RECORDS TO USE:
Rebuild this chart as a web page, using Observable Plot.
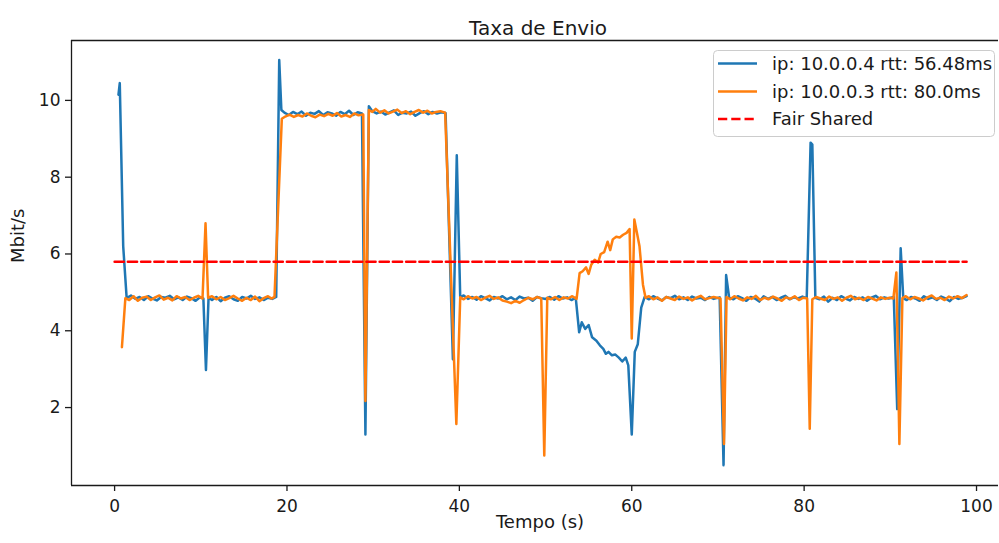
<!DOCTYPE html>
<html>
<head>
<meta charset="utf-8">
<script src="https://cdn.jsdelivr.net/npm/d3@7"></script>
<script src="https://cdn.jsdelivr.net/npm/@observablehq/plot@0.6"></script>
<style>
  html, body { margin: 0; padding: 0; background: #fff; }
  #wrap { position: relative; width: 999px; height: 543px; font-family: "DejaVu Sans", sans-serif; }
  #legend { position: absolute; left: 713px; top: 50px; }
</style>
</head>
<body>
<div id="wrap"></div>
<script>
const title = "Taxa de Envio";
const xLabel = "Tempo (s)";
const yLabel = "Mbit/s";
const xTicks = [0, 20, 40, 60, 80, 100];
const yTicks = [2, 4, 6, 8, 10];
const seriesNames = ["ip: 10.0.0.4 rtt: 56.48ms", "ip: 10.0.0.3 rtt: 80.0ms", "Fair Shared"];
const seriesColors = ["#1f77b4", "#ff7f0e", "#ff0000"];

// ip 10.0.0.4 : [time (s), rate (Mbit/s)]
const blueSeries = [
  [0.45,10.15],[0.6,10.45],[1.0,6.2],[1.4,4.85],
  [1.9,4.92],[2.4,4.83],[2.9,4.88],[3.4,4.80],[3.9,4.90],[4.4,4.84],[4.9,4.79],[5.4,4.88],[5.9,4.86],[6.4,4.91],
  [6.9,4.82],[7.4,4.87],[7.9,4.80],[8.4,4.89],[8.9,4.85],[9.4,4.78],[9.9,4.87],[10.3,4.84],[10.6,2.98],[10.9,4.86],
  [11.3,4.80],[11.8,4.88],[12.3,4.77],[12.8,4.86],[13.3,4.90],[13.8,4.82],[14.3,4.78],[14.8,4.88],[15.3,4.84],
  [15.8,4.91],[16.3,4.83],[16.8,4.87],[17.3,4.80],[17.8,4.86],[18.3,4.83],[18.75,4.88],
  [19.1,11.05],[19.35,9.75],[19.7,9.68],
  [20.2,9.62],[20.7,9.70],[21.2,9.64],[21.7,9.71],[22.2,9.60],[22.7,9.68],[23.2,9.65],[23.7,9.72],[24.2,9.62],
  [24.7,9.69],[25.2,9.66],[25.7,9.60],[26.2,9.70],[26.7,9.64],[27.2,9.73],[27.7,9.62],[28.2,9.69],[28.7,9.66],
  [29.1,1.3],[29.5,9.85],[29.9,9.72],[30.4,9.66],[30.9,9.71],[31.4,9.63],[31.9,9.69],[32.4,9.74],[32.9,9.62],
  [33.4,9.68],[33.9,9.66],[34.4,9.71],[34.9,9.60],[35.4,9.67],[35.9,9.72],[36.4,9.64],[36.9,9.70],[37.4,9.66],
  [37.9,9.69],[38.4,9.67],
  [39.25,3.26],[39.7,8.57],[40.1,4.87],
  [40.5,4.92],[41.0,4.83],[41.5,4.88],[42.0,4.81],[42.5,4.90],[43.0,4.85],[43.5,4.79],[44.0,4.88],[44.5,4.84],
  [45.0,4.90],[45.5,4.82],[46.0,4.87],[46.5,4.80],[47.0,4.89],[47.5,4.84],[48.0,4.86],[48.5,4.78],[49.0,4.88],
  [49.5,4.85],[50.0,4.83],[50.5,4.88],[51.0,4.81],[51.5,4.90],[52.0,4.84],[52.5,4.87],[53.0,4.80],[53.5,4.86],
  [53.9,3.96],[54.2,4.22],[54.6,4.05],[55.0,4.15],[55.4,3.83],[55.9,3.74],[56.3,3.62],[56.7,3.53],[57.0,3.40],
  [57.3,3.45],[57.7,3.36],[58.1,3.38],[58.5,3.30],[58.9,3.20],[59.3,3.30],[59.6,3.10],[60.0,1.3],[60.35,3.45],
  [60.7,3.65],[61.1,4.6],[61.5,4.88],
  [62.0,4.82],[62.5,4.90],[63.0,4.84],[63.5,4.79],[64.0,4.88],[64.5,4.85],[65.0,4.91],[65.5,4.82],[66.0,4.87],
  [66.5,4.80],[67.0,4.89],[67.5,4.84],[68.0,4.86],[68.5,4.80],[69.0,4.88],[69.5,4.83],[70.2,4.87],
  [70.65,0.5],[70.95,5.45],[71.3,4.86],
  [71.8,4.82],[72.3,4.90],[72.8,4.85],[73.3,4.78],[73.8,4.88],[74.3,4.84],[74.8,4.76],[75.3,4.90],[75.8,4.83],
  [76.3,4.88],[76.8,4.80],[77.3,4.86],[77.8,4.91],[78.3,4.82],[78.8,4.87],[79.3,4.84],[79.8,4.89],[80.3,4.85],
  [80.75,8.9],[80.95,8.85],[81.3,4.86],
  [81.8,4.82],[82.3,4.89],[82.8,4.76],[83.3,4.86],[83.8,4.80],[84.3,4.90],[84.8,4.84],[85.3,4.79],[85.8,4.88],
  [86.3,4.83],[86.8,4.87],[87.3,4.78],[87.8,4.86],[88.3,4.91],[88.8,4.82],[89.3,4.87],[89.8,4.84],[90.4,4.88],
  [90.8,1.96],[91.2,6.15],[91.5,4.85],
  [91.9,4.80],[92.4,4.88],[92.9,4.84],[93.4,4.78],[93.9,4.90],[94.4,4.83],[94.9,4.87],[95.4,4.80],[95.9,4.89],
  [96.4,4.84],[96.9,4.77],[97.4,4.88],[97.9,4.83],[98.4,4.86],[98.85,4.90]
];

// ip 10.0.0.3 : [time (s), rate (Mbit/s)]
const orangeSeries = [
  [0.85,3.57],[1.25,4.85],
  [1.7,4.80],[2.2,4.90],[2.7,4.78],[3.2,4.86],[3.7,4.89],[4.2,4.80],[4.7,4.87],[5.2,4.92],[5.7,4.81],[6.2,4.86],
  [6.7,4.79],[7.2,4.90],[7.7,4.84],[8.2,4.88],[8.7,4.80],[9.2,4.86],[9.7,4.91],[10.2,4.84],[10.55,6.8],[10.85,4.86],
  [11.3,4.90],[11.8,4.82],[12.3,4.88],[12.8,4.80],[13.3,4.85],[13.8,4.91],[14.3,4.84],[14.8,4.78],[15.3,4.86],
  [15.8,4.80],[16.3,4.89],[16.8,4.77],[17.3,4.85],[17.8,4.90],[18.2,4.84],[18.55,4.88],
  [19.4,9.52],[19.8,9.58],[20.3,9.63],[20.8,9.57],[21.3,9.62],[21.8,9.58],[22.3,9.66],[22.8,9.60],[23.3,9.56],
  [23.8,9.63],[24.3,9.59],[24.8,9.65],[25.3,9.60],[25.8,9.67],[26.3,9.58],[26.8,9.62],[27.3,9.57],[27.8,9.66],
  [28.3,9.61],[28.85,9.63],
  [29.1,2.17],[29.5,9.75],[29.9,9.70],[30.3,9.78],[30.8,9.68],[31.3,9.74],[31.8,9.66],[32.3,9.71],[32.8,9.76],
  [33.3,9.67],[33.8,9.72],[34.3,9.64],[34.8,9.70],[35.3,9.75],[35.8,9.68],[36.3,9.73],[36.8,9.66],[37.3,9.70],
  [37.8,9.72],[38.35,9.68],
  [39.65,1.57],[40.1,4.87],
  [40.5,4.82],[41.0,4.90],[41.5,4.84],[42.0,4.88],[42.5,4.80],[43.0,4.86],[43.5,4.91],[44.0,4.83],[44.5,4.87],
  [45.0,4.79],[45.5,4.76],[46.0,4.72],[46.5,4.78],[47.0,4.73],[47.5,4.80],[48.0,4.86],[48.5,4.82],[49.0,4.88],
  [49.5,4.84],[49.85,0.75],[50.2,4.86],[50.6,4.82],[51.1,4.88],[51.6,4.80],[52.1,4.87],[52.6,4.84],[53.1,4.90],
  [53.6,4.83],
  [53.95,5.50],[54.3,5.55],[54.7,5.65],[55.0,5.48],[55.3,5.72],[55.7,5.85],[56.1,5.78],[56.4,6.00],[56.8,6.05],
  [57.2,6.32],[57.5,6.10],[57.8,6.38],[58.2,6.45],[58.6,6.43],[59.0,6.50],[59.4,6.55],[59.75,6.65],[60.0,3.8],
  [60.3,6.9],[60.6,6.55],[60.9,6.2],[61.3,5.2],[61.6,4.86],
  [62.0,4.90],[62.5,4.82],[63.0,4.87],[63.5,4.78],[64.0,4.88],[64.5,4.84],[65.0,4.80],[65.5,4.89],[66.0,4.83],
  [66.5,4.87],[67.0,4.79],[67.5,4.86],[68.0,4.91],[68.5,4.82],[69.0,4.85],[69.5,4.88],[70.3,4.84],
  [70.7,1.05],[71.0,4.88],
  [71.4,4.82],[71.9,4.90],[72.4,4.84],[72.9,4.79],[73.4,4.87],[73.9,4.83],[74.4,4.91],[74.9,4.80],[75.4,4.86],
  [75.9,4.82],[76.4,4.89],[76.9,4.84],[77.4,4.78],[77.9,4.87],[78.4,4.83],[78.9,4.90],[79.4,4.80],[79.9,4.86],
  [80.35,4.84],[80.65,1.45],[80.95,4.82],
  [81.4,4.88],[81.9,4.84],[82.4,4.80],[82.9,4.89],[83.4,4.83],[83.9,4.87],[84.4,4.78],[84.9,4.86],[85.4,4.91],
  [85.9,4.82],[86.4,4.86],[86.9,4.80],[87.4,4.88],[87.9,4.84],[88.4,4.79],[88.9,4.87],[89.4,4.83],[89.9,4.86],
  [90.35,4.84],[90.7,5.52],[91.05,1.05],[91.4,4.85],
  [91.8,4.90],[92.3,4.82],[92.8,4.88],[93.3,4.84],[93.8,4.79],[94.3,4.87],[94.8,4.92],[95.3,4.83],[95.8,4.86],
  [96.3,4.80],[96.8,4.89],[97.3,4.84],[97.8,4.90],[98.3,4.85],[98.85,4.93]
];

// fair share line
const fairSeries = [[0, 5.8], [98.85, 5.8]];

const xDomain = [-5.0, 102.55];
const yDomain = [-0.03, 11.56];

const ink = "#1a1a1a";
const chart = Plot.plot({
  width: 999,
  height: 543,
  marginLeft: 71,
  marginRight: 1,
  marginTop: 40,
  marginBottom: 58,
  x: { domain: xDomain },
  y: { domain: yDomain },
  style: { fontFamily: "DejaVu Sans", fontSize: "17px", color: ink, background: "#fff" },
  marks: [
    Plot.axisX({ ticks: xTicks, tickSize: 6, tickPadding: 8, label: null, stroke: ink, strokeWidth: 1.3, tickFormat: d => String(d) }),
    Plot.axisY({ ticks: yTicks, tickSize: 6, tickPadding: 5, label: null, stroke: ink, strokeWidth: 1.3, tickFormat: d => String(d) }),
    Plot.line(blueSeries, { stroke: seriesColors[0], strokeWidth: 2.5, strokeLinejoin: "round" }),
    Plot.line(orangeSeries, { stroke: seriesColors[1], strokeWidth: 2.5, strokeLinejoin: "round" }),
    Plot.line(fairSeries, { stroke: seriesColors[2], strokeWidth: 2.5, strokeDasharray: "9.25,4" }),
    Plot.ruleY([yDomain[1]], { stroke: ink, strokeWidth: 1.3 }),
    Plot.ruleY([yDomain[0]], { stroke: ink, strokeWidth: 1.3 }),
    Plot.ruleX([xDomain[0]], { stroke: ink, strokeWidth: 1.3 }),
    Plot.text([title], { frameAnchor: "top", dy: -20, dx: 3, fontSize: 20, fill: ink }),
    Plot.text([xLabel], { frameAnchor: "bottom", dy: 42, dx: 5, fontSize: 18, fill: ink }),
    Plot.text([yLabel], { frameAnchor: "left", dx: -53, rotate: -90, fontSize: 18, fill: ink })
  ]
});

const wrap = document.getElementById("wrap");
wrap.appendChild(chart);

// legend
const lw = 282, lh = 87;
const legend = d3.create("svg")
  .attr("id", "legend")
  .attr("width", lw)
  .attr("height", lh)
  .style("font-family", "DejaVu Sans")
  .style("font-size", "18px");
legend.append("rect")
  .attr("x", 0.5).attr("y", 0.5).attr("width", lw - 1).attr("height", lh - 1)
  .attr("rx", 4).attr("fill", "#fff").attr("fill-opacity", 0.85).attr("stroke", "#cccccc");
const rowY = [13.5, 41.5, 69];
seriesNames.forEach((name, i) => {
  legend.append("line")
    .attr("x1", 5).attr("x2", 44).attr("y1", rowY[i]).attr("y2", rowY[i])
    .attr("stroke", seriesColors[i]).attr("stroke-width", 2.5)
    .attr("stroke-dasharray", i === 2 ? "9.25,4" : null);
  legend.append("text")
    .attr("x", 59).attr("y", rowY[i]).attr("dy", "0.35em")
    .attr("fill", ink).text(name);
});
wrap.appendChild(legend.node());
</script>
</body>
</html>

---

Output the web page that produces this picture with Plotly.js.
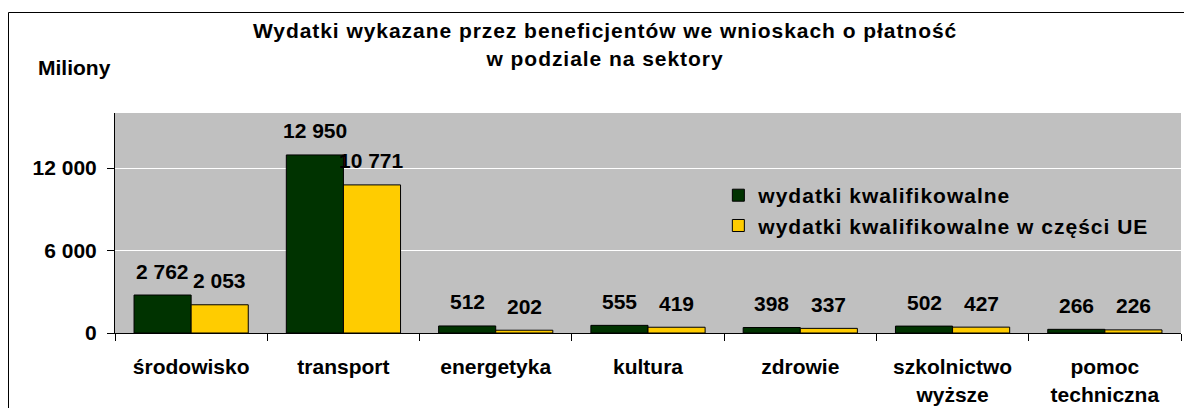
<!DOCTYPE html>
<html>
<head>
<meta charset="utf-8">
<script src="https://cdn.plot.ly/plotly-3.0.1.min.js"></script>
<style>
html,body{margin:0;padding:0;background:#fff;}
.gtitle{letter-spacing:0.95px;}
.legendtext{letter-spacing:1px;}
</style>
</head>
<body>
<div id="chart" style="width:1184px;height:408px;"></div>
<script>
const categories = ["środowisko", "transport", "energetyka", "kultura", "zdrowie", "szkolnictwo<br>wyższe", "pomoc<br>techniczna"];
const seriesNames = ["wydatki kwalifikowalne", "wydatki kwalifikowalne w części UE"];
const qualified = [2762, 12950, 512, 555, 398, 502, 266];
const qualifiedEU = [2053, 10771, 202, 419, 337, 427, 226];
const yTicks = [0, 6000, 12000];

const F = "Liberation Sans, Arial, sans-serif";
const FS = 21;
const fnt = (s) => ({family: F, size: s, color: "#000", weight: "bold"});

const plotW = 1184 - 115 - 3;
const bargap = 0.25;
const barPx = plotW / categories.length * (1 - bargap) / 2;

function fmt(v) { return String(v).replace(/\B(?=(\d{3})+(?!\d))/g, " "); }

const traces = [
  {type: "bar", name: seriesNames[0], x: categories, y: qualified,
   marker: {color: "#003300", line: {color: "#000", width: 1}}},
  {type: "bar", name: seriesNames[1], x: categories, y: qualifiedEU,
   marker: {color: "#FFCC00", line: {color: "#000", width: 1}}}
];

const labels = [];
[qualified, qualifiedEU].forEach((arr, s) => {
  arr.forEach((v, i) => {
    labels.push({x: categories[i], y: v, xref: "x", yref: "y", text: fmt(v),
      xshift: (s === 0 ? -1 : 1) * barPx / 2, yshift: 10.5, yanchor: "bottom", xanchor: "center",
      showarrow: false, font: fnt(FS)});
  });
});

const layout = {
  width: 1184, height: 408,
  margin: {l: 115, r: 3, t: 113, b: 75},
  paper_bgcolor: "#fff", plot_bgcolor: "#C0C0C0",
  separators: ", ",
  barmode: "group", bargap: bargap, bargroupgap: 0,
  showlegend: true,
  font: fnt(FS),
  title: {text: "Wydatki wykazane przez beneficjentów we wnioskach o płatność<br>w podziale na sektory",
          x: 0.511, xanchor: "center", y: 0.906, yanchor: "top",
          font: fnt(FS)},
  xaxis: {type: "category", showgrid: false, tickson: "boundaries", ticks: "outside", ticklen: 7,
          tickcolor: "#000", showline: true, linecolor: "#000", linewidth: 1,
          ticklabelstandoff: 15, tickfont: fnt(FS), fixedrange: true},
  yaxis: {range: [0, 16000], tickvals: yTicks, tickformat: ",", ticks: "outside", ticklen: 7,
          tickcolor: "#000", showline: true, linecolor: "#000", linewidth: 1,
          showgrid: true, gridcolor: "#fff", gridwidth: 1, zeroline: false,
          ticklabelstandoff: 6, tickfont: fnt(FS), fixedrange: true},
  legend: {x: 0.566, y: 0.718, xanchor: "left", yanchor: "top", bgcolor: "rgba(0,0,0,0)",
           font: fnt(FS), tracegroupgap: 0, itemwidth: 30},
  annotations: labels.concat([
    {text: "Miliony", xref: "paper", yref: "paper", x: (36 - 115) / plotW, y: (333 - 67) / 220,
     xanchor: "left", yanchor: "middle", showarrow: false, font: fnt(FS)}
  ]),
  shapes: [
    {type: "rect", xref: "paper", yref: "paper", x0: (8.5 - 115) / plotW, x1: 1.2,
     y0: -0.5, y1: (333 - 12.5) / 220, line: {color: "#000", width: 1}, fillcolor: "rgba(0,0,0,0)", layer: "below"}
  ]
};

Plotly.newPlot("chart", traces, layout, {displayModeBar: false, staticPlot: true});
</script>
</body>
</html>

PROBLEM REQUIREMENTS: Go over the data above and copy every line that has the word "chart" in it.

SOLUTION TO THIS TASK:
Rebuild this chart as a web page, using Observable Plot.
const chart = Plot.plot({
wrap.appendChild(chart);
<div id="chart" style="width:1184px;height:408px;"></div>
Plotly.newPlot("chart", traces, layout, {displayModeBar: false, staticPlot: true});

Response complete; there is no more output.